なぜ中年期に「立ち止まる」のか:心理的な背景とメカニズム
中年期に心理的モラトリアム状態に陥り、「立ち止まってしまう」ことの背景には、いくつかの心理的なメカニズムが考えられます。
自己アイデンティティの揺らぎと再検討
中年期は、キャリアのピークアウト、子供の独立、親の老いといった、様々な役割の変化や喪失を経験しやすい時期です。これまで自分のアイデンティティの核となっていたものが変化したり失われたりすることで、「自分は何者なのか」「何のために生きているのか」といった根源的な問い直しが生じます。青年期に確立したアイデンティティが揺らぎ、新しい自己像を模索する過程で、一時的に方向性を見失い、立ち止まることがあります。
喪失体験への対処
中年期は、体力や健康の衰え、親しい人との別れ、期待していたキャリアパスからの外れなど、大小様々な喪失を経験する時期でもあります。これらの喪失体験は、自己肯定感の低下や未来への不安を引き起こし、新たな挑戦への意欲を減退させることがあります。喪失による心理的な痛みを処理する過程で、エネルギーが内向きになり、外的な活動や変化への対応が消極的になる結果、立ち止まるという状態が現れます。
不確実性への耐性低下と現状維持バイアス
将来への不確実性、特に老いや健康問題、経済的な不安、そしてキャリアの終焉といったテーマは、中年期に現実味を増してきます。これらの漠然とした不安は、未知の変化を選択することへの心理的なハードルを高めます。人間には、不確実な利益よりも確実な現状維持を好む「現状維持バイアス」が働く傾向があり、中年期にはその傾向が強まることがあります。変化に伴うリスクを過大評価し、心理的な安全を確保するために、現状に留まることを無意識的に選択してしまうのです。
過去の成功体験への固着と理想との乖離
過去の成功体験に強く囚われている場合、現在の状況や未来への期待を、過去の栄光や基準で評価しがちになります。しかし、環境や自身の能力は変化しているため、過去と同じようにはいかない現実との間にギャップが生じます。
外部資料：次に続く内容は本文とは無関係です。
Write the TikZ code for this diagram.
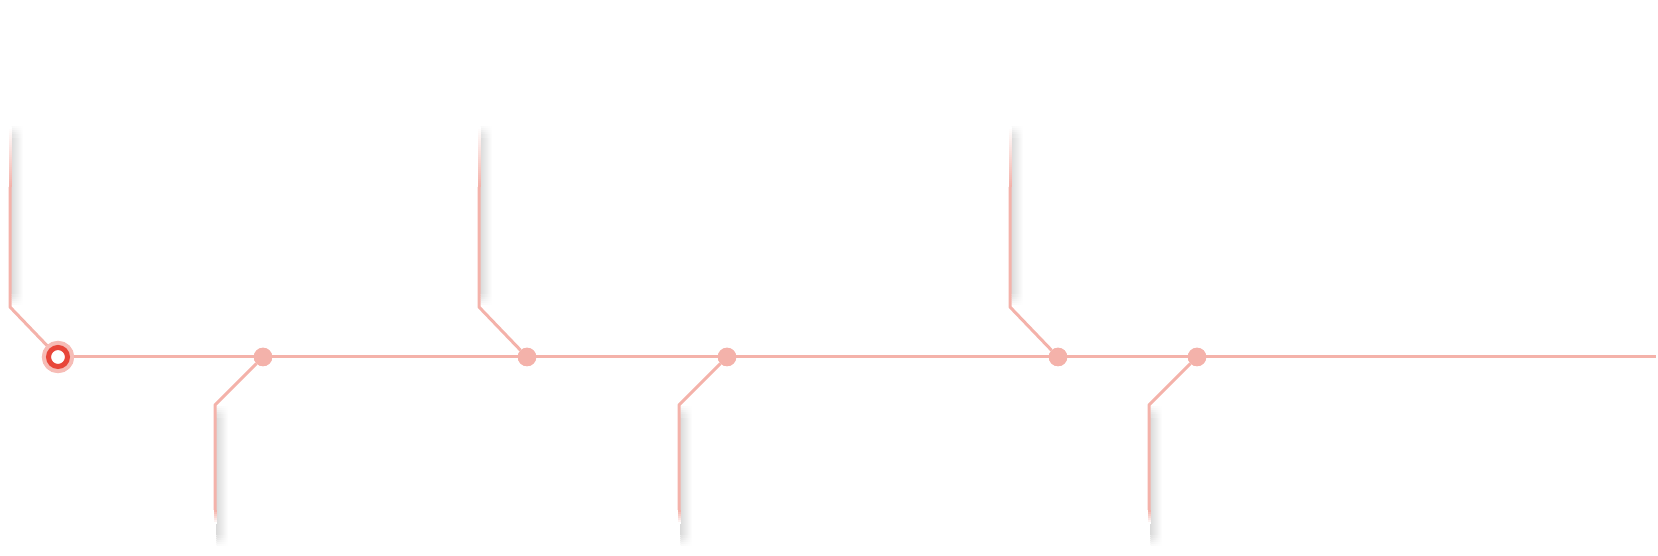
\documentclass[tikz,border=0pt]{standalone}
\definecolor{lpink}{RGB}{244,178,170}
\definecolor{lpinkb}{RGB}{246,188,182}
\definecolor{tred}{RGB}{232,70,58}
\begin{document}
\begin{tikzpicture}[x=1pt,y=1pt,
  link/.style={draw=lpink, line width=3, line join=round},
  dotnode/.style={circle, fill=lpink, minimum size=18.5, inner sep=0},
  startnode/.style={circle, fill=white, draw=tred, line width=5, minimum size=19, inner sep=0, preaction={draw=lpinkb, line width=13}},
]
\useasboundingbox (0,0) rectangle (1658,556);
% main nodes
\node[startnode] (s) at (58,199) {};
\node[dotnode] (d1) at (263,199) {};
\node[dotnode] (d2) at (527,199) {};
\node[dotnode] (d3) at (727,199) {};
\node[dotnode] (d4) at (1058,199) {};
\node[dotnode] (d5) at (1197,199) {};
\coordinate (e) at (1656,199);
% upper branches
\foreach \n in {s,d2,d4}{
  \path (\n) ++(-48,50) coordinate (\n-c);
  \path (\n-c |- 0,369) coordinate (\n-f);
  \path (\n-c |- 0,429) coordinate (\n-t);
  % shadow
  \shade[left color=black!14, right color=white] ([xshift=1.5,yshift=12]\n-c) rectangle ([xshift=13,yshift=-10]\n-t);
  \foreach \i in {0,...,4}{
    \pgfmathsetmacro\q{14*(\i+1)/6}
    \shade[left color=black!\q, right color=white] ([xshift=1.5,yshift=2+2*\i]\n-c) rectangle ([xshift=13,yshift=4.1+2*\i]\n-c);
    \shade[left color=black!\q, right color=white] ([xshift=1.5,yshift=-2.1-2*\i]\n-t) rectangle ([xshift=13,yshift=-2*\i]\n-t);
  }
  \draw[link] (\n) -- (\n-c) -- (\n-f);
  \foreach \i in {0,...,29}{
    \pgfmathsetmacro\p{100-100*\i/29}
    \fill[lpink!\p!white] ([xshift=-1.5,yshift=2*\i-0.1]\n-f) rectangle ([xshift=1.5,yshift=2*\i+2.1]\n-f);
  }
}
% lower branches
\foreach \n in {d1,d3,d5}{
  \path (\n) ++(-48,-48) coordinate (\n-c);
  \path (\n-c |- 0,46) coordinate (\n-f);
  \path (\n-c |- 0,10) coordinate (\n-t);
  % shadow
  \shade[left color=black!14, right color=white] ([xshift=1.5,yshift=-12]\n-c) rectangle ([xshift=13,yshift=10]\n-t);
  \foreach \i in {0,...,4}{
    \pgfmathsetmacro\q{14*(\i+1)/6}
    \shade[left color=black!\q, right color=white] ([xshift=1.5,yshift=-2-2*\i]\n-c) rectangle ([xshift=13,yshift=-4.1-2*\i]\n-c);
    \shade[left color=black!\q, right color=white] ([xshift=1.5,yshift=2.1+2*\i]\n-t) rectangle ([xshift=13,yshift=2*\i]\n-t);
  }
  \draw[link] (\n) -- (\n-c) -- (\n-f);
  \foreach \i in {0,...,6}{
    \pgfmathsetmacro\p{100-100*\i/6}
    \fill[lpink!\p!white] ([xshift=-1.5,yshift=-2*\i+0.1]\n-f) rectangle ([xshift=1.5,yshift=-2*\i-2.1]\n-f);
  }
}
% main line
\draw[link] (s) -- (d1) -- (d2) -- (d3) -- (d4) -- (d5) -- (e);
% redraw nodes on top
\node[startnode] at (s) {};
\foreach \n in {d1,d2,d3,d4,d5}{\node[dotnode] at (\n) {};}
\end{tikzpicture}
\end{document}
また、若い頃に描いていた理想の自分や人生像と、現実との大きな乖離に直面することも、意欲の低下や停滞感を引き起こします。これらのギャップへの心理的な対処として、新たな目標設定や挑戦を避け、立ち止まることがあります。
認知の歪み
中年期の心理的モラトリアムには、特定の思考パターン、すなわち「認知の歪み」が関わっている場合があります。「もう新しいことを始めるには遅すぎる」「自分にはもう変わる能力はない」といったネガティブな自動思考や、「完璧に準備できないなら何もしない方が良い」といったall or nothing思考などが、変化への一歩を踏み出すことを妨げます。これらの思考パターンが無意識のうちに「立ち止まる」ことを正当化し、現状維持を強化してしまうメカニズムが働きます。
心理的モラトリアムへの理解と対処への示唆
中年期における心理的モラトリアム状態は、決して珍しいことではありません。多くの人が人生のこの段階で経験しうる、複雑な心理的なプロセスです。この状態を単なる「停滞」や「問題」としてネガティブに捉えるだけでなく、内省を深め、今後の人生をどのように生きたいかを再検討するための「移行期間」や「準備期間」として捉え直す視点も重要です。
自身の「立ち止まる」メカニズムを心理学的に理解することは、現状を変えるための第一歩となります。何が自分を立ち止まらせているのか、その背景にある自己アイデンティティの揺らぎ、喪失感、不確実性への恐れ、過去への固着、あるいは特定の思考パターンに気づくことが重要です。
自己理解を深めることで、完璧を目指すのではなく小さな一歩から始めること、過去の成功や理想にとらわれず現在の自分と向き合うこと、そしてネガティブな思考パターンに気づき、より柔軟な考え方を育むことなど、対処に向けた様々なアプローチが見えてくる可能性があります。心理的な停滞は、自己の再構築と新しい価値観の探求のための、内なる準備期間なのかもしれません。